● **PROBLEM REQUIREMENTS**
Omit all pictures and transcribe only the lines in the entries below that run from the line with "Reproduce this chart" through the line with "13.41, 15.45, 17.47];".

● **DATA FOR THE TASK**
· · · ·

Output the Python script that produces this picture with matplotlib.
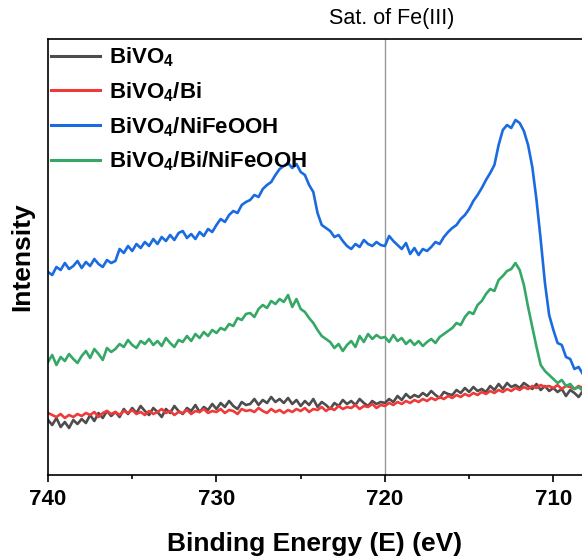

· · · ·

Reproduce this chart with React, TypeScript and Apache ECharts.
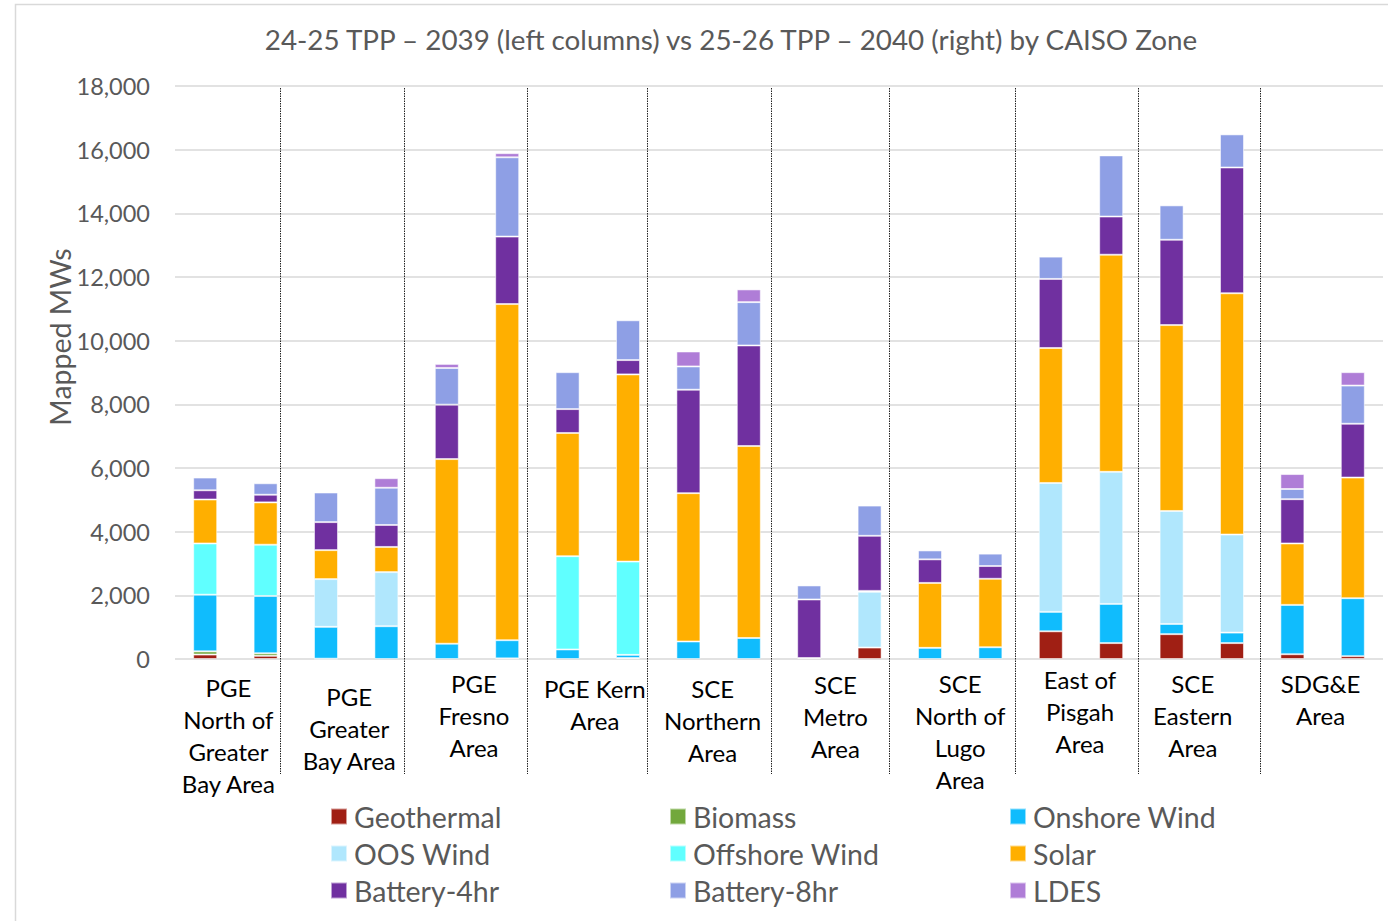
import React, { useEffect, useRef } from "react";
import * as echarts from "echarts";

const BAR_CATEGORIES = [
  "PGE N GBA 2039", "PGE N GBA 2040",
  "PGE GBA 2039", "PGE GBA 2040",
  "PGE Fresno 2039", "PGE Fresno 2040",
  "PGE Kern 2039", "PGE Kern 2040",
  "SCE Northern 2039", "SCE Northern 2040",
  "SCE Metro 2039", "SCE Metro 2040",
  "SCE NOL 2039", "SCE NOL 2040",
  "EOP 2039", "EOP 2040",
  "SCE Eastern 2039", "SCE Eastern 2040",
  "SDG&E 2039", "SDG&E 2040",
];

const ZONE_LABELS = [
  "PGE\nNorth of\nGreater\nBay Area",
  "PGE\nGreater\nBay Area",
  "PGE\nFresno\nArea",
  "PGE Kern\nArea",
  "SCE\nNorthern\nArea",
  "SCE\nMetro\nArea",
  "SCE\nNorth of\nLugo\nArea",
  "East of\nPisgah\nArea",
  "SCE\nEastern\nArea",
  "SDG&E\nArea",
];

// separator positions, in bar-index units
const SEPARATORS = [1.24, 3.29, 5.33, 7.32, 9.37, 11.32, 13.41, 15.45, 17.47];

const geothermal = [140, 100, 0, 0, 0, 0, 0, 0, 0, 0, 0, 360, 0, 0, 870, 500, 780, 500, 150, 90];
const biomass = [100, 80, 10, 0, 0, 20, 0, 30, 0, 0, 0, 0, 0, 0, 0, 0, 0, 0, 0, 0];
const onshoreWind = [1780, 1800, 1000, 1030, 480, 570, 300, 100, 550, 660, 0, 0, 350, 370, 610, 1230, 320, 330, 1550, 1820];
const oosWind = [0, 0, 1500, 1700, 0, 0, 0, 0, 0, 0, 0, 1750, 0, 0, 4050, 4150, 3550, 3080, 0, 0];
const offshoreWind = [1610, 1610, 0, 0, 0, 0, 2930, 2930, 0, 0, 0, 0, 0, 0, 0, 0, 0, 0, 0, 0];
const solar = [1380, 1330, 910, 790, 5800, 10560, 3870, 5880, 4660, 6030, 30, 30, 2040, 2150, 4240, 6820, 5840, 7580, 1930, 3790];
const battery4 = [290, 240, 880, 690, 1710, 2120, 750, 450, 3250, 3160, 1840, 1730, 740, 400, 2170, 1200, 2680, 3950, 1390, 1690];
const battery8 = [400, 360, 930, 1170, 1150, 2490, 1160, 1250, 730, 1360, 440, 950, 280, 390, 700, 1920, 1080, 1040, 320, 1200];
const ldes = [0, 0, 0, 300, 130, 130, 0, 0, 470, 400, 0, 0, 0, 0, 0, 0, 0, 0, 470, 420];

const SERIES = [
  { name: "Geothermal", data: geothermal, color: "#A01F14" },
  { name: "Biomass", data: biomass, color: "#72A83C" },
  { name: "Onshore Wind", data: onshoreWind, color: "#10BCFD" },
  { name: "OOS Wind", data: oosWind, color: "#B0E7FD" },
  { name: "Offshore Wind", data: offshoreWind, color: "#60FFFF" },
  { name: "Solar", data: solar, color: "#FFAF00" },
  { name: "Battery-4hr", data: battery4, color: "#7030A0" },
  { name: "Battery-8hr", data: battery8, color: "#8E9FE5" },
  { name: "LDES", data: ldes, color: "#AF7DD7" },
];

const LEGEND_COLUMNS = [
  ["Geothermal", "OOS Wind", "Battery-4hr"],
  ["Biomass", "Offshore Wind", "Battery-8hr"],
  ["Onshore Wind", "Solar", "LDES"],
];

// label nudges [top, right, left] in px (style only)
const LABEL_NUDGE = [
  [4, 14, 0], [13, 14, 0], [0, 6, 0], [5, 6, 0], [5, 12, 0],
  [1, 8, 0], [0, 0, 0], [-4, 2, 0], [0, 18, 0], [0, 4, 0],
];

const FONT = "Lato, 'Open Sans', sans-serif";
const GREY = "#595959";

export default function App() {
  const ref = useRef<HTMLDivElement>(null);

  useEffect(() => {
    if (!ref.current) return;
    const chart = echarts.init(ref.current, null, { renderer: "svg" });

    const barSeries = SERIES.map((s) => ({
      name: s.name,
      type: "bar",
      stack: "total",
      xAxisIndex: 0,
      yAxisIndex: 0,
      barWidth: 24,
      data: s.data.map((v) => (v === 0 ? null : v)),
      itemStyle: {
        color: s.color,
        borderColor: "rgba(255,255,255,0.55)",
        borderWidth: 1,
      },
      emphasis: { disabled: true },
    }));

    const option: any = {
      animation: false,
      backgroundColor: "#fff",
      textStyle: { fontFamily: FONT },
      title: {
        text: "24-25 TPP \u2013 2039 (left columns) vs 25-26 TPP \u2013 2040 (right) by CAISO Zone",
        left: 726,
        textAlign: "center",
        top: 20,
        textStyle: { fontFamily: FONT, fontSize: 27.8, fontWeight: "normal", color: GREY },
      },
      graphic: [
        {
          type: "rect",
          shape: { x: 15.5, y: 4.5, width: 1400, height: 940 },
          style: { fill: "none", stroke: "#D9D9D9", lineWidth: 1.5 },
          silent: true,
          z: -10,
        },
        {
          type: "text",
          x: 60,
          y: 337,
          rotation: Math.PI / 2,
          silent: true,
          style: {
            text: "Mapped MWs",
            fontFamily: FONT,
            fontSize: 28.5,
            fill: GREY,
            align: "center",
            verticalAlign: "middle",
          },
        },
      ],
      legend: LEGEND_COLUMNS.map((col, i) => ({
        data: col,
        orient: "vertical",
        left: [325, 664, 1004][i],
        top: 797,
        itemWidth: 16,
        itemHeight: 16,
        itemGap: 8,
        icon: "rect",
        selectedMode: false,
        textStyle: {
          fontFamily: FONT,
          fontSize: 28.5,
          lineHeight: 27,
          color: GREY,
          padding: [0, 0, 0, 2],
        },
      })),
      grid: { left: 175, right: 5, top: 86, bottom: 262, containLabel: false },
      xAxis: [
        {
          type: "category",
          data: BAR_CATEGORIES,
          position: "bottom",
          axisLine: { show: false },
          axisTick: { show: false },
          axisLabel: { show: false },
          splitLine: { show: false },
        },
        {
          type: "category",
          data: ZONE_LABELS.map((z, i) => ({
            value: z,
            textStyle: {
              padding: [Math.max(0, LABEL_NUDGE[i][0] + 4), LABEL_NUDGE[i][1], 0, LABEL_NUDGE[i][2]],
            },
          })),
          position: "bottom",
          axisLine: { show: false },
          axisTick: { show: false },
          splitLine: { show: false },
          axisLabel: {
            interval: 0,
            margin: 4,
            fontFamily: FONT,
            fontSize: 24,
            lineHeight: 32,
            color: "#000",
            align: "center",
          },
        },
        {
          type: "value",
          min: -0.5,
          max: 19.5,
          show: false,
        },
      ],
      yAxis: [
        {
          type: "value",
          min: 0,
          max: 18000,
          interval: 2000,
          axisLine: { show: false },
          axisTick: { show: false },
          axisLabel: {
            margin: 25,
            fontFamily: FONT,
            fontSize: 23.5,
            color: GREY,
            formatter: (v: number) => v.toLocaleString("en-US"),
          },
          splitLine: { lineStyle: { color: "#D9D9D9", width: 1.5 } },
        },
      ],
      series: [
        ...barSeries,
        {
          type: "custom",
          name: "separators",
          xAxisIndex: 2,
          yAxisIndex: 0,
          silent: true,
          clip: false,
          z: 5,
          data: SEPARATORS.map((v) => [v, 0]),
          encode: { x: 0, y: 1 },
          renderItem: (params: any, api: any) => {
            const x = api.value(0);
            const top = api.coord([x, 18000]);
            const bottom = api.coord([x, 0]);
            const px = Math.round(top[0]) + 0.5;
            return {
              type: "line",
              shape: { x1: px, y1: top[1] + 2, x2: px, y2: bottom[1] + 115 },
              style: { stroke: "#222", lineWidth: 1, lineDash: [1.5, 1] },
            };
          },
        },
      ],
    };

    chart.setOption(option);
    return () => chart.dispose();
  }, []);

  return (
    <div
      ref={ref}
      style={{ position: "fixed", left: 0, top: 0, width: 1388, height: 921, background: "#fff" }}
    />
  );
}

· · · ·

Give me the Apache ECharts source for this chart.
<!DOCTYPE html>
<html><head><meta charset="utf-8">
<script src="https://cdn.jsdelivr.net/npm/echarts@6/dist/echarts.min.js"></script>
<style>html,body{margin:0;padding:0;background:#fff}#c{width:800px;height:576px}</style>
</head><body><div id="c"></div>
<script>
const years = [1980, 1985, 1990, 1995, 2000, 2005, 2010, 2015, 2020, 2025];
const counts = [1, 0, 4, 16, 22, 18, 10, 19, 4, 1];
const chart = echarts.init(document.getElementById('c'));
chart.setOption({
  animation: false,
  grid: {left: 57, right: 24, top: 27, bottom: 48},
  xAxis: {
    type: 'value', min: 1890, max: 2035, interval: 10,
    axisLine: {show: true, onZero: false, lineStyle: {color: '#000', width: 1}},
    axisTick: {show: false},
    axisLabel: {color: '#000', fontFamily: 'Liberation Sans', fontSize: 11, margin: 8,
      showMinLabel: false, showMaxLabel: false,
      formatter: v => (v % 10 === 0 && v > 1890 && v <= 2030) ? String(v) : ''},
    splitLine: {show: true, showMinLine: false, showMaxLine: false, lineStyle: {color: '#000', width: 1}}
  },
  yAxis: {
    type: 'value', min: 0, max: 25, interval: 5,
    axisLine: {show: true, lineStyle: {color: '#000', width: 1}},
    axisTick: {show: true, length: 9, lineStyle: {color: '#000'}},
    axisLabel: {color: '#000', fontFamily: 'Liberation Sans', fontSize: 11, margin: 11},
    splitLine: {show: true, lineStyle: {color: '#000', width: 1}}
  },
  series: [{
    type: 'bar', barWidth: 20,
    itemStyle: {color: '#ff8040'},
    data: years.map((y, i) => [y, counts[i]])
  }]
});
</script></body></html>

· · · ·

● **SOLUTION FOR THIS PROBLEM**
Reproduce this chart with React, TypeScript and Apache ECharts.
import React, { useEffect, useRef } from "react";
import * as echarts from "echarts";

const BAR_CATEGORIES = [
  "PGE N GBA 2039", "PGE N GBA 2040",
  "PGE GBA 2039", "PGE GBA 2040",
  "PGE Fresno 2039", "PGE Fresno 2040",
  "PGE Kern 2039", "PGE Kern 2040",
  "SCE Northern 2039", "SCE Northern 2040",
  "SCE Metro 2039", "SCE Metro 2040",
  "SCE NOL 2039", "SCE NOL 2040",
  "EOP 2039", "EOP 2040",
  "SCE Eastern 2039", "SCE Eastern 2040",
  "SDG&E 2039", "SDG&E 2040",
];

const ZONE_LABELS = [
  "PGE\nNorth of\nGreater\nBay Area",
  "PGE\nGreater\nBay Area",
  "PGE\nFresno\nArea",
  "PGE Kern\nArea",
  "SCE\nNorthern\nArea",
  "SCE\nMetro\nArea",
  "SCE\nNorth of\nLugo\nArea",
  "East of\nPisgah\nArea",
  "SCE\nEastern\nArea",
  "SDG&E\nArea",
];

// separator positions, in bar-index units
const SEPARATORS = [1.24, 3.29, 5.33, 7.32, 9.37, 11.32, 13.41, 15.45, 17.47];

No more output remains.